The query router handles this transparently. When a query arrives, Spice checks whether the requested datasets are accelerated locally. If so, the query is served from the local engine. If not, it is federated to the remote source. Applications interact with a single SQL endpoint and do not need to know which datasets are virtualized and which are replicated.

This hybrid approach gives teams the operational simplicity of virtualization -- no pipelines to build for initial access -- with the performance of replication where it matters. A team can start by federating all data sources for immediate unified access, identify the hot datasets through query patterns, and then selectively accelerate those datasets without changing application queries. The operational data lakehouse and data lake accelerator use cases demonstrate this pattern in production, where Spice federates across the full data estate and accelerates the datasets that drive latency-sensitive applications and AI workloads.

Data Virtualization vs Data Replication FAQ

Can data virtualization and data replication be used together?

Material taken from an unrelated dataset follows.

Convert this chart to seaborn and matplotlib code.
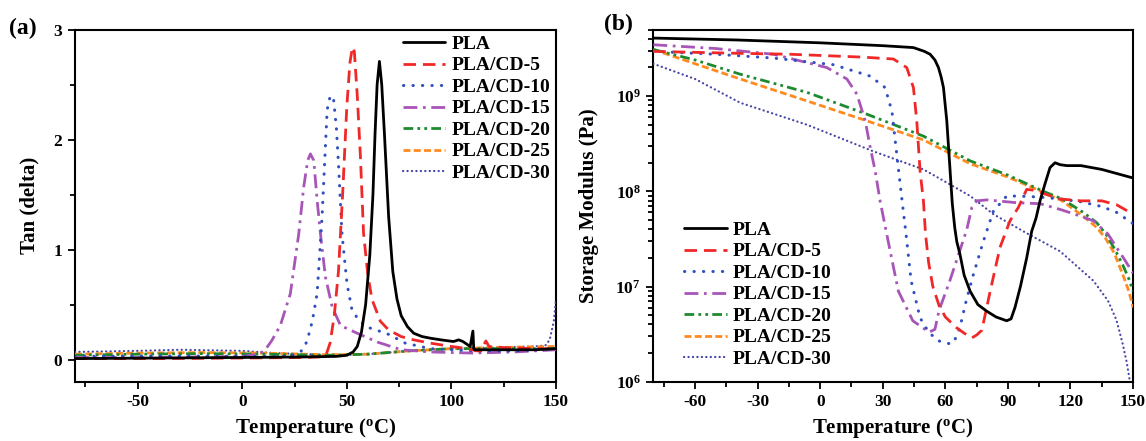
import numpy as np
import seaborn as sns
import matplotlib
matplotlib.use("Agg")
import matplotlib.pyplot as plt
from matplotlib.ticker import MultipleLocator, LogLocator

# ---- (a) tan delta vs temperature ----
t_pla_a = [-80, -40, 0, 30, 45, 50, 53, 55, 57, 59, 61, 62.5, 63.5, 64.5, 65.6, 66.7, 68, 70, 72,
           74, 76, 79, 82, 86, 90, 95, 101, 103.5, 105.5, 109, 110.3, 110.7, 111.1, 112, 125, 140, 150]
tan_pla = [0.01, 0.015, 0.02, 0.025, 0.03, 0.04, 0.07, 0.12, 0.25, 0.5, 0.95, 1.5, 2.05, 2.5, 2.71,
           2.5, 2.05, 1.3, 0.8, 0.55, 0.4, 0.3, 0.24, 0.21, 0.195, 0.18, 0.165, 0.18, 0.165, 0.12,
           0.26, 0.1, 0.09, 0.09, 0.09, 0.09, 0.1]

t_cd5_a = [-80, -40, 0, 30, 37, 40, 42, 44, 46, 48, 50, 51.5, 52.7, 53.6, 55, 56.5, 58, 60, 62, 66,
           70, 76, 82, 90, 100, 108, 112, 114, 116.5, 118, 125, 140, 150]
tan_cd5 = [0.01, 0.01, 0.015, 0.02, 0.025, 0.04, 0.15, 0.4, 0.8, 1.5, 2.3, 2.7, 2.84, 2.8, 2.4,
           1.85, 1.15, 0.78, 0.55, 0.35, 0.27, 0.21, 0.18, 0.15, 0.12, 0.1, 0.08, 0.08, 0.17,
           0.12, 0.11, 0.1, 0.1]

t_cd10_a = [-80, -40, 0, 20, 26, 29, 31, 33.5, 35.8, 37, 38.2, 39.3, 40.6, 42.1, 43.7, 45, 46.1,
            47.7, 50.1, 52.5, 55, 59, 64, 70, 78, 90, 110, 130, 150]
tan_cd10 = [0.03, 0.035, 0.03, 0.03, 0.05, 0.09, 0.17, 0.35, 0.6, 0.95, 1.31, 1.75, 2.27, 2.4,
            2.36, 2.11, 1.75, 1.14, 0.69, 0.45, 0.38, 0.3, 0.27, 0.23, 0.15, 0.1, 0.08, 0.08, 0.1]

t_cd15_a = [-80, -40, 0, 8, 11, 14, 18.2, 23, 27, 29.4, 31.3, 32.6, 34.2, 35.8, 37.7, 39.8, 43,
            47, 55, 64.6, 76, 90, 110, 130, 150]
tan_cd15 = [0.02, 0.02, 0.03, 0.05, 0.09, 0.17, 0.31, 0.6, 1.14, 1.57, 1.81, 1.87, 1.81, 1.45,
            1.09, 0.75, 0.48, 0.31, 0.24, 0.16, 0.09, 0.07, 0.06, 0.07, 0.09]

t_cd20_a = [-80, -50, -20, 10, 40, 60, 80, 100, 120, 150]
tan_cd20 = [0.04, 0.05, 0.055, 0.05, 0.04, 0.05, 0.08, 0.1, 0.1, 0.1]

t_cd25_a = [-80, -50, -20, 10, 40, 60, 80, 100, 120, 150]
tan_cd25 = [0.05, 0.06, 0.065, 0.06, 0.045, 0.05, 0.08, 0.1, 0.11, 0.12]

t_cd30_a = [-80, -50, -30, 0, 15, 30, 45, 60, 80, 100, 120, 140, 145, 147, 149, 150]
tan_cd30 = [0.07, 0.08, 0.09, 0.08, 0.06, 0.05, 0.04, 0.05, 0.08, 0.1, 0.11, 0.12, 0.13, 0.18,
            0.35, 0.55]

# ---- (b) storage modulus, log10(Pa) ----
t_pla_b = [-80, -40, 0, 30, 44.7, 50, 52.7, 55, 56.7, 58, 59.1, 60.7, 62.3, 63.3, 64.5, 65.5, 67,
           69, 71.9, 75.6, 79.9, 84.3, 89.4, 91.5, 93.4, 96, 99, 101.4, 103.5, 105.4, 107.8,
           110.2, 112.6, 115, 118.2, 125, 135, 150]
logE_pla = [9.61, 9.59, 9.56, 9.53, 9.51, 9.47, 9.44, 9.38, 9.30, 9.20, 9.09, 8.74, 8.21, 7.88,
            7.62, 7.47, 7.34, 7.12, 6.95, 6.81, 6.74, 6.68, 6.64, 6.66, 6.78, 7.0, 7.30, 7.58,
            7.72, 7.90, 8.08, 8.25, 8.30, 8.28, 8.27, 8.27, 8.23, 8.14]

t_cd5_b = [-80, -40, -14.4, 20, 35.1, 41.5, 44.7, 46.3, 47.9, 49.5, 50.5, 52, 54, 57, 60, 65.2,
           69, 72.7, 75, 77.5, 81.5, 86.2, 91, 95, 99, 103, 108, 115, 125, 135, 142, 150]
logE_cd5 = [9.47, 9.45, 9.44, 9.41, 9.39, 9.30, 9.09, 8.74, 8.21, 7.90, 7.55, 7.25, 7.0, 6.80,
            6.68, 6.57, 6.51, 6.46, 6.49, 6.54, 6.95, 7.41, 7.69, 7.83, 8.02, 8.01, 7.97, 7.92,
            7.90, 7.90, 7.86, 7.76]

t_cd10_b = [-80, -50, -22.4, 6.4, 24, 31.1, 34.4, 36.7, 39.1, 41, 43.6, 47.9, 52, 56.6, 61.8, 64,
            67, 70, 73.5, 78.3, 83, 89.4, 95, 105, 115, 125, 135, 142, 150]
logE_cd10 = [9.47, 9.44, 9.40, 9.33, 9.21, 9.09, 8.84, 8.39, 7.93, 7.58, 7.06, 6.67, 6.52, 6.43,
             6.40, 6.41, 6.57, 6.85, 7.13, 7.48, 7.79, 7.95, 7.95, 7.94, 7.92, 7.89, 7.84, 7.78,
             7.66]

t_cd15_b = [-80, -50, -22.4, 3.2, 12.8, 17.6, 21.6, 24, 26.4, 28.7, 31, 33.2, 37.5, 44.4, 52.2,
            55, 57, 62, 67, 70.3, 72.7, 75.1, 80, 94.2, 105.4, 115, 122, 131, 138, 143, 146, 150]
logE_cd15 = [9.54, 9.50, 9.44, 9.30, 9.18, 9.02, 8.74, 8.46, 8.21, 7.90, 7.65, 7.41, 6.95, 6.64,
             6.52, 6.55, 6.75, 7.05, 7.38, 7.60, 7.83, 7.90, 7.91, 7.88, 7.87, 7.81, 7.76, 7.69,
             7.55, 7.38, 7.28, 7.14]

t_cd20_b = [-80, -60, -38.3, -6.4, 22.4, 49.5, 71.9, 90, 107, 116, 126, 132.6, 137, 141, 145, 148, 150]
logE_cd20 = [9.49, 9.38, 9.23, 9.04, 8.81, 8.58, 8.32, 8.17, 8.00, 7.92, 7.78, 7.67, 7.55, 7.40,
             7.23, 7.08, 6.95]

t_cd25_b = [-80, -60, -38.3, -6.4, 22.4, 49.5, 71.9, 90, 107, 116, 126, 132.6, 137, 141, 145, 148, 150]
logE_cd25 = [9.49, 9.34, 9.18, 8.95, 8.74, 8.54, 8.29, 8.15, 7.99, 7.90, 7.74, 7.62, 7.50, 7.35,
             7.13, 6.95, 6.78]

t_cd30_b = [-80, -60, -38.3, -6.4, 25.5, 49.5, 60, 72, 83, 99, 115, 131, 138, 142, 145, 147, 148.5]
logE_cd30 = [9.34, 9.18, 8.93, 8.70, 8.42, 8.23, 8.10, 7.95, 7.76, 7.56, 7.37, 7.06, 6.85, 6.65,
             6.4, 6.2, 6.0]

labels = ["PLA", "PLA/CD-5", "PLA/CD-10", "PLA/CD-15", "PLA/CD-20", "PLA/CD-25", "PLA/CD-30"]
colors = ["black", "#F02828", "#3050C0", "#A855B8", "#1E8A30", "#FF8A20", "#4545A8"]
styles = [
    dict(linestyle="-", linewidth=2.0),
    dict(linestyle=(0, (4.5, 2.5)), linewidth=2.0),
    dict(linestyle=(0, (0.1, 3.0)), linewidth=2.2, dash_capstyle="round"),
    dict(linestyle=(0, (5, 2, 1, 2)), linewidth=2.0),
    dict(linestyle=(0, (3.5, 1.5, 1, 1.5, 1, 1.5)), linewidth=2.0),
    dict(linestyle=(0, (2.5, 1.2)), linewidth=2.0),
    dict(linestyle=(0, (0.1, 1.9)), linewidth=1.6, dash_capstyle="round"),
]

sns.set_theme(style="ticks")
plt.rcParams["font.family"] = ["Liberation Serif", "DejaVu Serif"]
plt.rcParams["font.weight"] = "bold"
plt.rcParams["axes.labelweight"] = "bold"
plt.rcParams["mathtext.default"] = "regular"
plt.rcParams["axes.linewidth"] = 1.5
plt.rcParams["axes.unicode_minus"] = False
plt.rcParams["text.color"] = "black"
plt.rcParams["axes.labelcolor"] = "black"

fig = plt.figure(figsize=(11.46, 4.41), dpi=100)
ax_a = fig.add_axes([0.0654, 0.1345, 0.4197, 0.7986])
ax_b = fig.add_axes([0.5701, 0.1345, 0.4186, 0.7986])

data_a = [(t_pla_a, tan_pla), (t_cd5_a, tan_cd5), (t_cd10_a, tan_cd10), (t_cd15_a, tan_cd15),
          (t_cd20_a, tan_cd20), (t_cd25_a, tan_cd25), (t_cd30_a, tan_cd30)]
data_b = [(t_pla_b, logE_pla), (t_cd5_b, logE_cd5), (t_cd10_b, logE_cd10), (t_cd15_b, logE_cd15),
          (t_cd20_b, logE_cd20), (t_cd25_b, logE_cd25), (t_cd30_b, logE_cd30)]

# draw back to front so PLA sits on top
for i in reversed(range(len(labels))):
    t, v = data_a[i]
    sns.lineplot(x=t, y=v, ax=ax_a, color=colors[i], label=labels[i], sort=False,
                 estimator=None, errorbar=None, zorder=10 - i, **styles[i])
    t, e = data_b[i]
    sns.lineplot(x=t, y=10 ** np.array(e), ax=ax_b, color=colors[i], label=labels[i], sort=False,
                 estimator=None, errorbar=None, zorder=10 - i, **styles[i])

for ax in (ax_a, ax_b):
    for sp in ax.spines.values():
        sp.set_visible(True)
        sp.set_linewidth(1.5)
        sp.set_color("black")
    ax.tick_params(which="both", direction="out", top=False, right=False, width=1.3,
                   labelsize=12.5, pad=4, colors="black")
    ax.tick_params(which="major", length=5)
    ax.tick_params(which="minor", length=3.5)
    ax.set_xlim(-80, 150)
    ax.set_xlabel("Temperature ($^{o}$C)", fontsize=15, fontweight="bold", labelpad=4)

ax_a.set_ylim(-0.2, 3.0)
ax_a.xaxis.set_major_locator(MultipleLocator(50))
ax_a.xaxis.set_minor_locator(MultipleLocator(25))
ax_a.yaxis.set_major_locator(MultipleLocator(1))
ax_a.yaxis.set_minor_locator(MultipleLocator(0.5))
ax_a.set_ylabel("Tan (delta)", fontsize=15, fontweight="bold", labelpad=10)

ax_b.set_yscale("log")
ax_b.set_ylim(1e6, 10 ** 9.7)
ax_b.xaxis.set_major_locator(MultipleLocator(30))
ax_b.xaxis.set_minor_locator(MultipleLocator(15))
ax_b.yaxis.set_major_locator(LogLocator(base=10, numticks=10))
ax_b.yaxis.set_minor_locator(LogLocator(base=10, subs=np.arange(2, 10), numticks=20))
ax_b.set_ylabel("Storage Modulus (Pa)", fontsize=15, fontweight="bold", labelpad=12)

for ax in (ax_a, ax_b):
    for lab in ax.get_xticklabels() + ax.get_yticklabels():
        lab.set_fontweight("bold")

handles_a, _ = ax_a.get_legend_handles_labels()
handles_b, _ = ax_b.get_legend_handles_labels()
ax_a.legend(handles_a[::-1], labels, loc="upper right", bbox_to_anchor=(1.0, 1.0), frameon=False,
            prop={"family": "Liberation Serif", "weight": "bold", "size": 14},
            handlelength=2.2, handletextpad=0.3, labelspacing=0.2, borderaxespad=0.1,
            borderpad=0.2)
ax_b.legend(handles_b[::-1], labels, loc="lower left", bbox_to_anchor=(0.056, 0.028), frameon=False,
            prop={"family": "Liberation Serif", "weight": "bold", "size": 14},
            handlelength=2.2, handletextpad=0.3, labelspacing=0.2, borderaxespad=0.0,
            borderpad=0.2)

fig.text(0.008, 0.935, "(a)", fontsize=17, fontweight="bold", va="center", ha="left")
fig.text(0.527, 0.945, "(b)", fontsize=17, fontweight="bold", va="center", ha="left")

fig.savefig("out.png", dpi=100)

Yes. Most production data architectures use both. Virtualization provides broad, real-time access across all data sources, while replication (or acceleration) delivers fast performance for frequently accessed datasets. Modern platforms like Spice unify both patterns in a single runtime with transparent query routing.

When should I choose data virtualization over data replication?

Choose virtualization when data freshness is critical, when you need ad-hoc access across many sources, when operational simplicity matters, or when you are prototyping and want to avoid building ETL pipelines. Virtualization is also preferred when storage costs for replicas would be prohibitive.

When should I choose data replication over data virtualization?

Choose replication when sub-second query latency is required, when workloads are high-throughput and predictable, when offline resilience is needed (queries must succeed even if a source is down), or when the source system cannot handle the additional query load from virtualized access.

Does data replication always mean stale data?

Not necessarily. Traditional batch ETL introduces hours of staleness, but modern replication using change data capture (CDC) keeps replicas within seconds of the source. CDC-based acceleration combines the performance benefits of replication with near-real-time freshness, effectively eliminating the staleness tradeoff for most workloads.

How does Spice handle the choice between virtualization and replication?

Spice provides both patterns in a single platform. All connected data sources are queryable immediately via SQL federation (virtualization). Teams can then selectively accelerate specific datasets into local in-memory or on-disk engines (replication) for faster performance. The query router transparently serves each query from the optimal path -- no application changes required.